Domestic Workers No Longer A Domestic Issue In Philippines

ILO News– Dumaguete City is one of the Philippines’ top destinations for divers and nature lovers.

For Aileen Capacite Bulfa, however, it was not the perfect summer getaway. The daughter of a poor farmer, she moved to Dumaguete to become a domestic worker when she was 13.

She tried to attend the first year of high school, but was not able to do her homework because her employers would usually turn off the lights when it was late at night.

Dumaguete City, Philippines

Dumaguete City, Philippines

“I would usually wake up at 3 a.m.,” she said. Her first task was to sort out the laundry. “I also took care of their child, took him to school and bathed him. I did everything that they asked me to do…,” Bulfa added. Her working day ended at midnight.

One year later, another employer recruited her.

Besides the household chores, he forced her to operate computers. It was not long before she realized that she had fallen victim to a trafficking operation offering cybersex through a video camera.

When she refused to do her new job, she received death threats from the person who had recruited her.

Finally, she was rescued by a local NGO and went on to become the first leader in her field, representing SUMAPI, the National Association of Domestic Workers in the Philippines.

Today SUMAPI is led by young domestic workers and has 80,000 members across the country.

SUMAPI is a group of domestic workers that works to uphold the rights and dignity of domestic workers in the Philippines.

SUMAPI, a domestic workers group working to uphold the rights and dignity of domestic workers in the Philippines, demonstrates in Quezon City.

SUMAPI, together with national trade unions and others, has become an important actor in advocating the improvement of the living and working conditions of domestic workers nationally. It also helped pass a new Bill that would grant better protection for this category of workers in the Philippines.

A Landmark Domestic Workers Treaty

Bulfa is one of millions of domestic workers worldwide. In September 2012 her country, the Philippines, has become the first Asian country to ratify ILO Convention 189 concerning Decent Work for Domestic Workers.

The Philippines is also a major source country of migrant laborers.

Each year, more than 150,000 domestic workers, mainly women, travel to other parts of Asia, Europe and the Middle East.
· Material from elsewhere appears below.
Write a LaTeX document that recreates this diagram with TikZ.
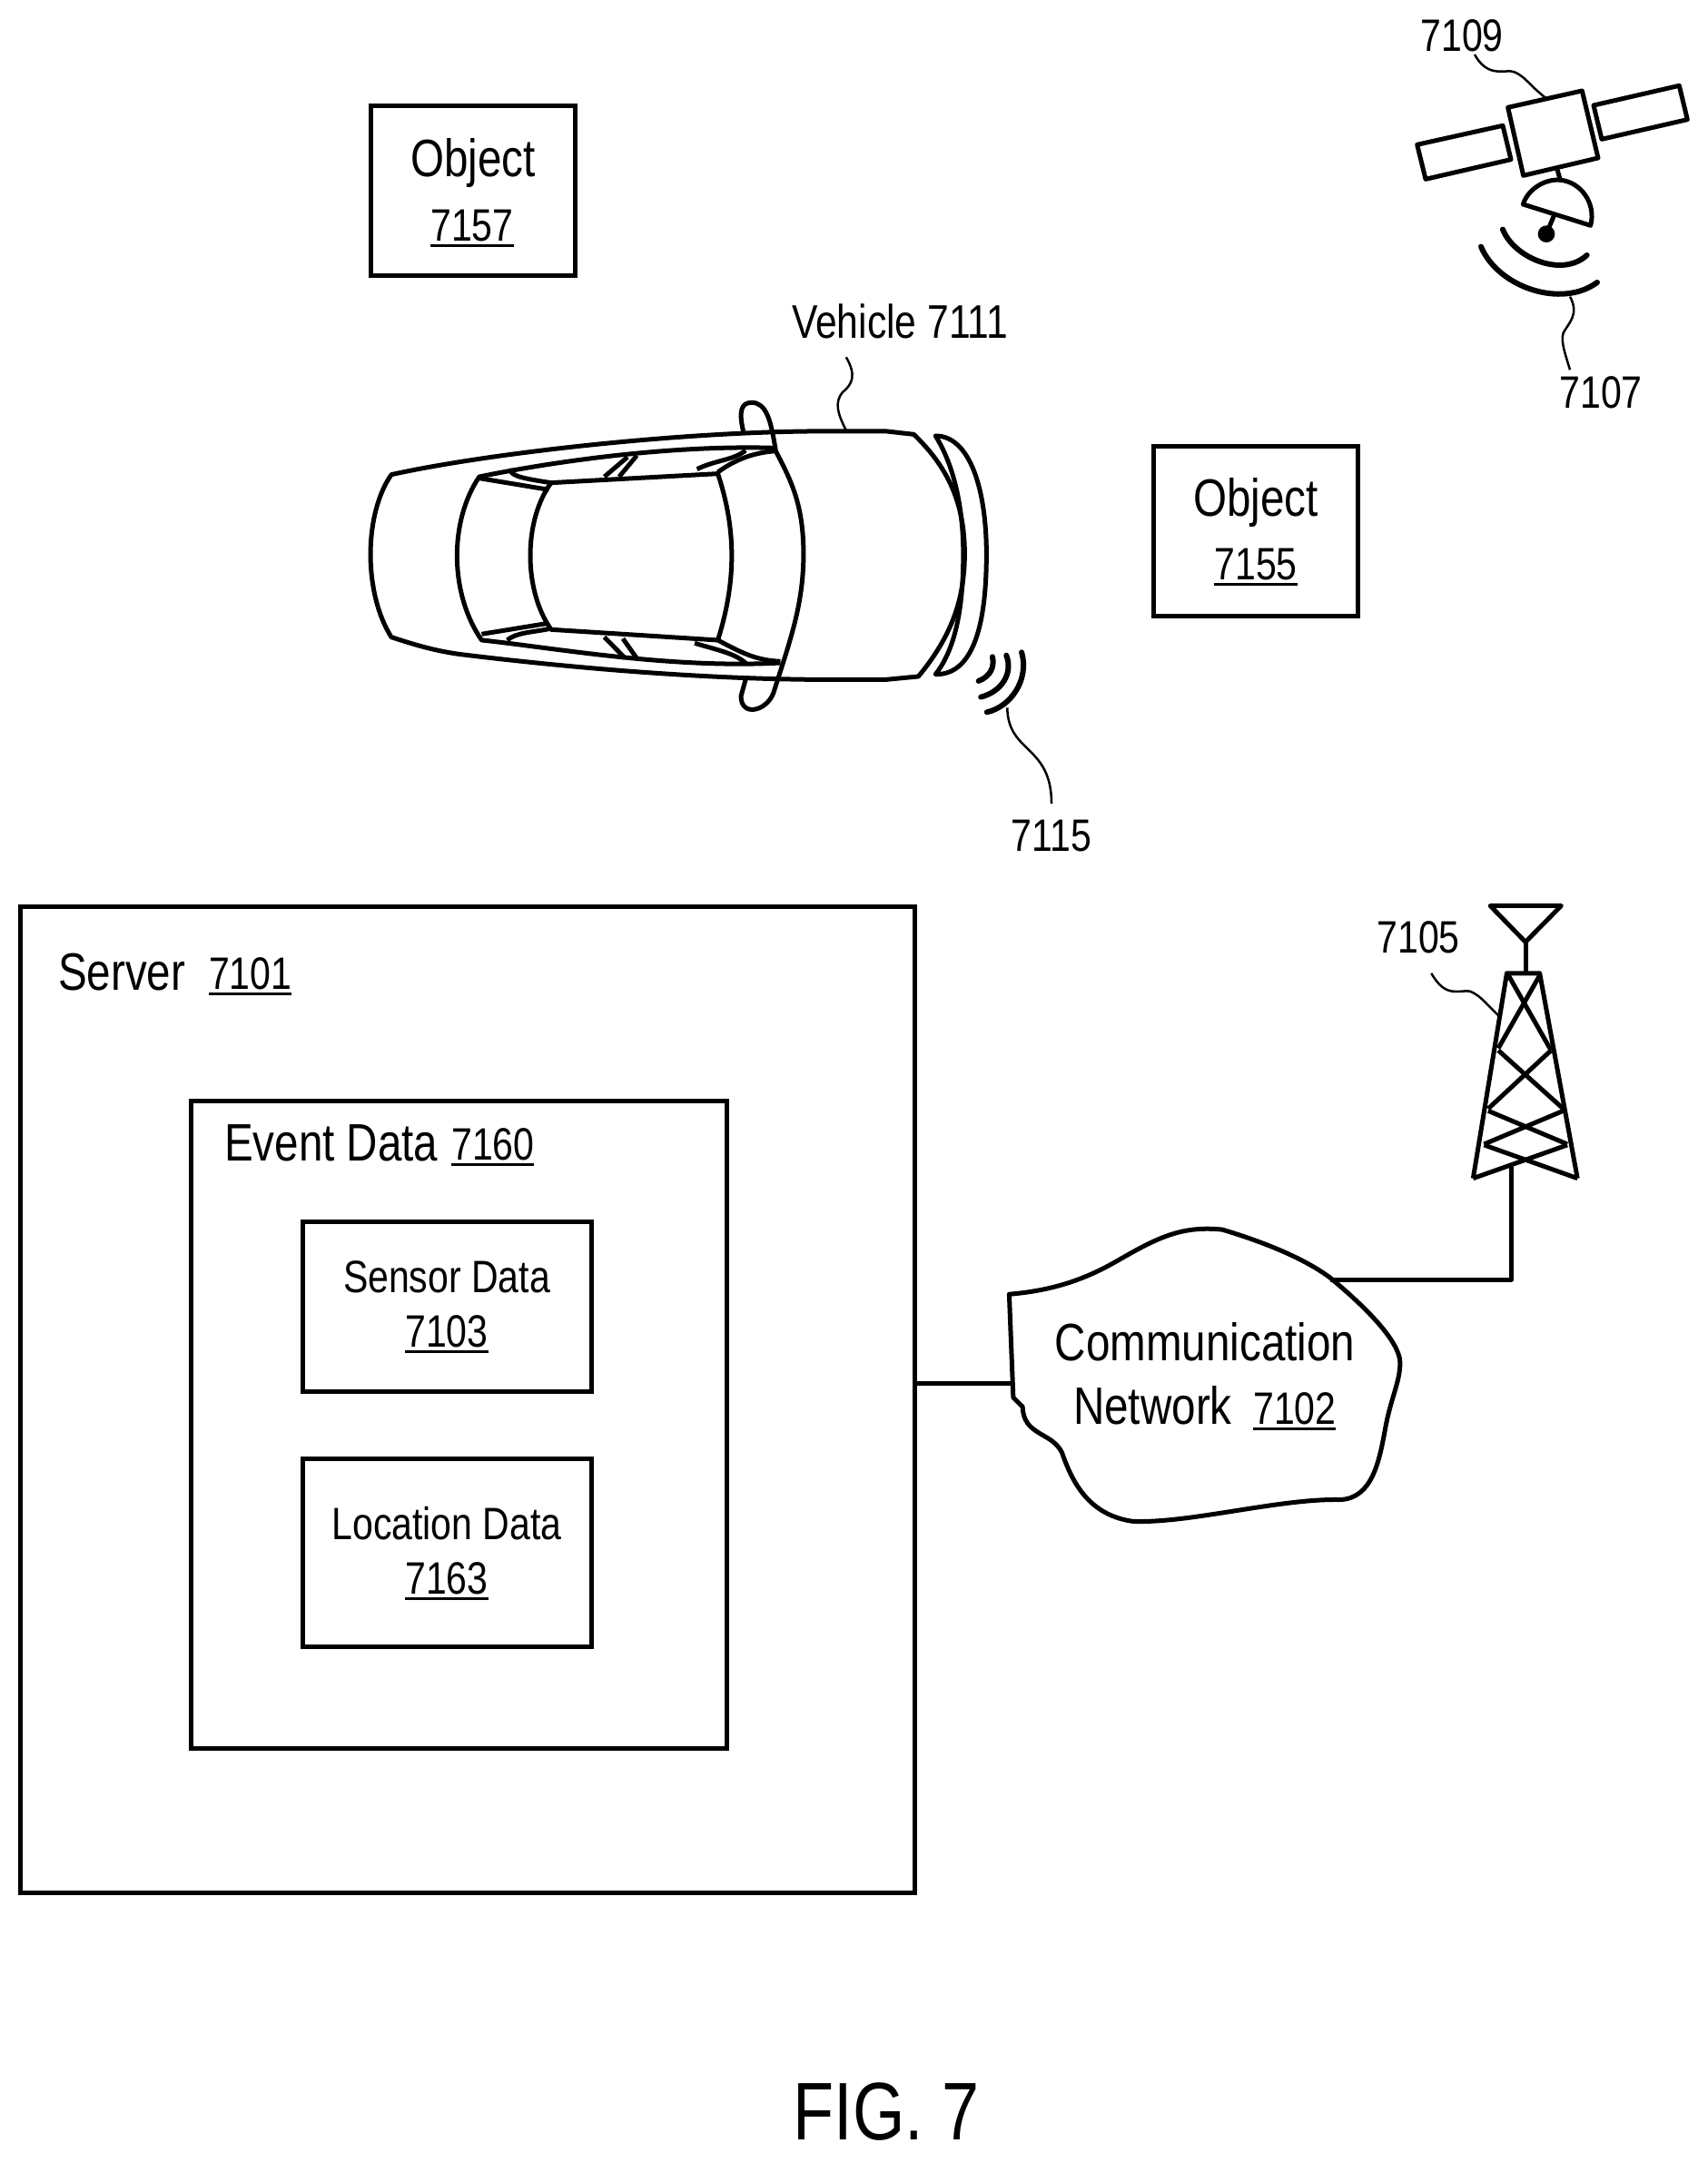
\documentclass[tikz,border=0pt]{standalone}
\usepackage{fontspec}
\setmainfont[FakeStretch=0.82]{Liberation Sans}
\newcommand\ulin[1]{\setbox0\hbox{#1}\leavevmode\rlap{\rule[-0.14em]{\wd0}{0.07em}}\box0}
\newcommand\fA{\fontsize{58}{60}\selectfont}
\newcommand\fB{\fontsize{50}{52}\selectfont}
\newcommand\fC{\fontsize{90}{92}\selectfont}
\tikzset{
  box/.style={draw=black,line width=5pt,rectangle,inner sep=0pt,outer sep=0pt,anchor=north west},
  big/.style={inner sep=0pt,font=\fA,anchor=base},
  small/.style={inner sep=0pt,font=\fB,anchor=base},
  bigw/.style={big,anchor=base west},
  smallw/.style={small,anchor=base west},
  leader/.style={line width=2.5pt},
  wave/.style={line width=6pt,line cap=round}
}
\begin{document}
\begin{tikzpicture}[x=1pt,y=-1pt]
\useasboundingbox (0,0) rectangle (1880,2382);
% boxes
\node[box,minimum width=225pt,minimum height=187pt] (obj57) at (408,116) {};
\node[box,minimum width=225pt,minimum height=187pt] (obj55) at (1270,491) {};
\node[box,minimum width=985pt,minimum height=1086pt] (server) at (22,998) {};
\node[box,minimum width=590pt,minimum height=713pt] (event) at (210,1212) {};
\node[box,minimum width=318pt,minimum height=187pt] (sensor) at (333,1345) {};
\node[box,minimum width=318pt,minimum height=207pt] (location) at (333,1606) {};
% labels
\node[big] (t57a) at (521,194) {Object};
\node[small] (t57b) at (520,265) {\ulin{7157}};
\node[big] (t55a) at (1383,568) {Object};
\node[small] (t55b) at (1383,638) {\ulin{7155}};
\node[bigw] (tsrv) at (64,1090) {Server};
\node[smallw] (tsrvn) at (230,1089) {\ulin{7101}};
\node[bigw] (tev) at (247,1278) {Event Data};
\node[smallw] (tevn) at (497,1277) {\ulin{7160}};
\node[small] (tsa) at (492,1423) {Sensor Data};
\node[small] (tsb) at (492,1483) {\ulin{7103}};
\node[small] (tla) at (492,1695) {Location Data};
\node[small] (tlb) at (492,1755) {\ulin{7163}};
\node[big] (tca) at (1327,1498) {Communication};
\node[bigw] (tcb) at (1182,1568) {Network};
\node[smallw] (tcn) at (1380,1568) {\ulin{7102}};
\node[inner sep=0pt,font=\fontsize{52}{54}\selectfont,anchor=base] (tv) at (991,372) {Vehicle 7111};
\node[small] (t09) at (1610,57) {7109};
\node[small] (t07) at (1763,449) {7107};
\node[small] (t05) at (1562,1049) {7105};
\node[small] (t15) at (1158,937) {7115};
\node[inner sep=0pt,font=\fC,anchor=base] (fig) at (976,2356) {FIG. 7};
% car
\begin{scope}[shift={(380,300)},x=0.510pt,y=-0.3333pt,every path/.style={line width=5pt,line join=round}]
\draw (100,668) .. controls (300,600) and (700,530) .. (1000,525) -- (1170,525) -- (1228,535)
  .. controls (1300,640) and (1338,760) .. (1338,930)
  .. controls (1338,1100) and (1300,1220) .. (1238,1335)
  -- (1170,1345) -- (1000,1345) .. controls (700,1340) and (400,1290) .. (250,1262)
  .. controls (190,1250) and (140,1225) .. (100,1205)
  .. controls (40,1060) and (40,800) .. (100,668) -- cycle;
\draw (860,525) .. controls (850,460) and (855,430) .. (878,430)
  .. controls (910,430) and (920,490) .. (930,590)
  .. controls (960,680) and (990,760) .. (990,930)
  .. controls (990,1100) and (960,1220) .. (925,1390)
  .. controls (910,1450) and (855,1470) .. (855,1400) -- (865,1345);
\draw (925,580) .. controls (700,570) and (450,625) .. (290,675)
  .. controls (225,820) and (225,1060) .. (295,1215)
  .. controls (450,1240) and (700,1310) .. (940,1290);
\draw (445,695) -- (805,665) .. controls (845,850) and (845,1020) .. (805,1215)
  -- (445,1180) .. controls (385,1050) and (385,820) .. (445,695) -- cycle;
\draw (290,680) -- (440,718);
\draw (355,650) .. controls (360,670) and (370,678) .. (445,695);
\draw (295,1195) -- (435,1160);
\draw (350,1215) .. controls (370,1190) and (400,1190) .. (440,1178);
\draw (610,610) -- (560,675);
\draw (630,605) -- (592,675);
\draw (560,1205) -- (605,1275);
\draw (600,1210) -- (630,1275);
\draw (805,660) .. controls (850,610) and (890,595) .. (930,590);
\draw (760,650) .. controls (800,620) and (840,620) .. (865,588);
\draw (805,1215) .. controls (860,1260) and (890,1282) .. (940,1285);
\draw (755,1225) .. controls (810,1250) and (845,1260) .. (868,1295);
\draw (1275,540) .. controls (1350,540) and (1385,720) .. (1385,930)
  .. controls (1385,1150) and (1360,1330) .. (1275,1328)
  .. controls (1320,1240) and (1335,1100) .. (1335,930)
  .. controls (1335,800) and (1320,650) .. (1275,540) -- cycle;
\draw[wave] (1398,1270) .. controls (1403,1305) and (1393,1335) .. (1368,1350);
\draw[wave] (1428,1265) .. controls (1443,1325) and (1418,1385) .. (1373,1403);
\draw[wave] (1461,1255) .. controls (1478,1345) and (1438,1435) .. (1386,1453);
\coordinate (vl) at (1082,522);
\coordinate (vt) at (1082,280);
\coordinate (w15) at (1430,1438);
\draw[leader] (vt) .. controls (1105,340) and (1095,370) .. (1075,395) .. controls (1055,430) and (1065,470) .. (vl);
\end{scope}
% 7115 leader
\coordinate (l15) at (1158,885);
\draw[leader] (w15) .. controls (1110,830) and (1158,820) .. (l15);
% satellite
\begin{scope}[shift={(1520,0)},x=0.3333pt,y=-0.3333pt,every path/.style={line width=5pt,line join=round}]
\draw (422,355) -- (667,300) -- (720,522) -- (473,580) -- cycle;
\draw (122,478) -- (405,415) -- (432,527) -- (150,592) -- cycle;
\draw (705,348) -- (988,283) -- (1015,395) -- (732,460) -- cycle;
\draw (585,560) -- (595,595);
\draw (472,675) .. controls (490,620) and (550,590) .. (595,595) .. controls (660,600) and (715,670) .. (695,745) -- cycle;
\draw (575,710) -- (549,773);
\fill (549,773) circle (28);
\draw[wave] (405,758) .. controls (440,850) and (600,920) .. (683,843);
\draw[wave] (333,815) .. controls (390,950) and (600,1020) .. (717,933);
\draw[leader] (312,180) .. controls (350,250) and (400,235) .. (430,235) .. controls (470,240) and (490,280) .. (545,322);
\draw[leader] (627,980) .. controls (660,1040) and (620,1070) .. (605,1100) .. controls (595,1130) and (615,1180) .. (627,1222);
\end{scope}
% cloud & tower
\begin{scope}[shift={(1060,980)},x=0.447pt,y=-0.4590pt,every path/.style={line width=5pt,line join=round}]
\draw (115,970) .. controls (240,960) and (320,925) .. (390,885)
  .. controls (480,835) and (540,805) .. (640,815)
  .. controls (760,850) and (850,890) .. (905,930)
  .. controls (980,990) and (1078,1080) .. (1078,1135)
  .. controls (1078,1180) and (1055,1220) .. (1042,1290)
  .. controls (1027,1370) and (1010,1460) .. (930,1463)
  .. controls (780,1460) and (560,1520) .. (420,1515)
  .. controls (310,1500) and (270,1420) .. (245,1350)
  .. controls (220,1300) and (150,1310) .. (148,1240)
  -- (125,1218) -- cycle;
\coordinate (cl) at (125,1185);
\coordinate (cr) at (905,935);
\coordinate (tb) at (1352,665);
\coordinate (tc) at (1352,935);
\draw (cr) -- (tc) -- (tb);
\draw (1300,38) -- (1475,38) -- (1387,125) -- cycle;
\draw (1387,125) -- (1387,200);
\draw (1258,692) -- (1341,200) -- (1422,200) -- (1515,692);
\draw (1345,205) -- (1450,385);
\draw (1422,205) -- (1320,380);
\draw (1320,385) -- (1480,525);
\draw (1450,385) -- (1295,525);
\draw (1295,530) -- (1490,610);
\draw (1480,530) -- (1285,610);
\draw (1285,612) -- (1515,692);
\draw (1490,612) -- (1258,692);
\draw[leader] (1155,200) .. controls (1190,260) and (1220,240) .. (1250,243) .. controls (1280,255) and (1295,280) .. (1325,305);
\end{scope}
\draw[line width=5pt] (server.east |- cl) -- (cl);
\end{tikzpicture}
\end{document}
They seek better wages to lift their families out of poverty.

Most of the time, these workers get paid below the minimum wage, and rarely benefit from health insurance, paid leave, or even time off.

Many of them are likely to be fired if they take one day off for being sick. And forget about any
unemployment benefits if they lose their job.

Convention 189
Domestic workers who care for families and households must have the same basic labor rights as other workers. These rights include:* Reasonable working hours
* Weekly rest of at least 24 consecutive hours
* A limit on in-kind payment
* Clear information on terms and conditions of employment
* Respect for fundamental principles and rights at work, including freedom of association and the right to collective bargaining

In some parts of the world, domestic workers face physical and sexual abuse, seclusion, conditions of near slavery, and even murder.

Convention No. 189 is meant to protect these workers. It lays down global, minimum labor protection for domestic workers.

Under the convention, domestic work is internationally recognized as work and domestic workers as deserving the same legal protection as workers generally.

The new standard establishes that domestic workers should be entitled to social security and a minimum wage (where the latter applies to workers in the formal economy), fair terms of employment, and effective protection against all forms of abuse, harassment and violence.

Manuela Tomei, advocate for domestic workers

Manuela Tomei

“We have moved the standards system of the ILO into the informal economy for the first time. This is a breakthrough, but the challenges to making domestic work decent work remain,” said Manuela Tomei, director of the ILO’s Labour Protection Department. “For protection to be effective, action is required at different governance levels both within and across countries.”

Verifying Compliance Is Key

According to Tomei, the home is not a conventional workplace. National laws tend to preserve the inviolability of individuals’ privacy.

“Verifying compliance with the law in private households is therefore more difficult than in a factory or another more conventional workplace,” she explained. “A great deal of innovation and creativity is required.”

Things are already changing for the better in several countries, including Chile, where a bill on domestic workers has been recently tabled before Congress, as well as in the US state of New York, which became the first state in US history to pass such legislation in 2010.

The Philippines is about to enact a new law establishing minimum labor protection for Filipino domestic workers based on the provisions of Convention 189.

“This is progress that we need to build on. Raising awareness among domestic workers, their employers and governments is part of it,” said Tomei.

For Bulfa, ILO Convention 189 is an instrument that offers domestic workers a chance to work under better conditions and a better life.

“I hope that employers no longer abuse domestic workers,” she said. “I hope they allow them to rest because they are also human beings with rights.”